I was initially disappointed with Fallout: New Vegas, it felt a little too civilised for me, I wanted more of the blasted world of Fallout 3. Despite myself, I found it growing on me though, and eventually I bought into the story. Sadly, constant crashes on the PS3 version meant I stuck to the main quest, did as little as necessary to complete the story and got through it more as a chore than a game. But I recently re-bought it on the 360 (still in pocket after purchase, re-sale, and cheap re-purchase), and thanks to fewer crashes (3 in 80 hours, plus 2 almost-game-breaking bugs) I’m taking the time to go everywhere, search everything, do every quest, explore every vault.

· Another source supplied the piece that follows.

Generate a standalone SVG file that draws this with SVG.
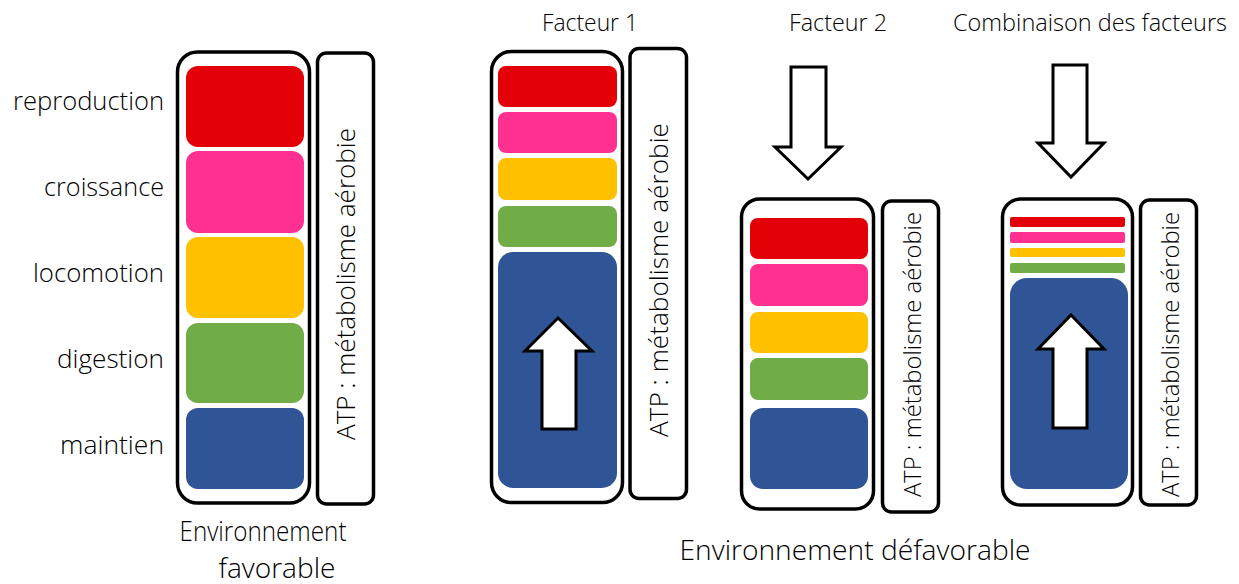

The stories are still there. The vault where people were basically driven insane so they could be researched, the vault in which people had to sacrifice one person every year to stay alive, the vault with too many people and an unlocked armoury. In those locations you learn the back story by piecing it together, yourself, from journals and terminals. You don’t need to, nothing in the main quests requires it. You may need to go to the vault, but you can find what you need by just following the arrow – if you’re interested, if you want to find out, it’s there for you to find.
The writing is superb – I feel like I was there during the last moments of the lives of those vault dwellers, because the game authors take so much time to craft the words.
I picked up Honest Hearts and played through it in a weekend. It’s a new location, rocky and hard to navigate, there aren’t many different enemies, and the story feels a tiny bit contrived. But there’s an underlying story of loss, heartache, suffering and then optimism if you want to go looking for it. Not only that, but there are little teasers of connection to the Mojave wasteland and vaults you’ve already been to. While I was running around doing the collection quests, I was also searching every inch of caves for some sign of an old hunter who lived in the region and who documented his story on his computer terminals. That story takes us from the war through his survival, and the slow regeneration of the land, including the first signs of new creatures that Fallout 3 players will know well.
It was fascinating, sad and heart wrenching, and as well written as anything else in the Fallout universe, but if you didn’t go looking for it, you might never find it.
None of this needs to be there. The developers could just stick the same vault design in the ground, fill it with ghouls and leave it at that. They don’t have to write these stories, they don’t have to populate the vaults or the buildings or the caves with history and sadness. Quite a few gamers wouldn’t even notice, certainly not the people who brag about completing Fallout: New Vegas in 7 hours. I’ve been playing it for 80 hours and I’ve only scratched the surface of the main quest. I’m pleased they take the time to include this content, I’m grateful the development team get the time from their management and the people funding the game, it’s what makes them worth buying.
You can make me collect as many broken radios as you want, as long as when I get to the building they’re in, I can spend time learning about the world, the people who are or used to be in it, and hearing their stories.
(Oh, it would be nice if it didn’t crash too)
I agree with you completely. One thing that makes Fallout 3/NV (I haven’t played Fallout 1,2 either) stand out among other games is the level of details they put in both games. Even Oblivion (another open sandbox game) can’t compare to them.
In FO3, there’s one guy who died in the newspaper printing office, you get to find his key there. If you travel to his house (in the same location where Moira gives you the mine field quest), you’d see there are two skeletons cuddling on the master bedroom (as well as some drugs on the nightstand). And a kid skeleton in the kid’s bedroom. The suggestion of an affair is there, but if you’re just rushing in gun-blazing searching for loot, you’d miss that little detail. There are many more examples, but I’m sure you’ve seen most of them (if not all) already.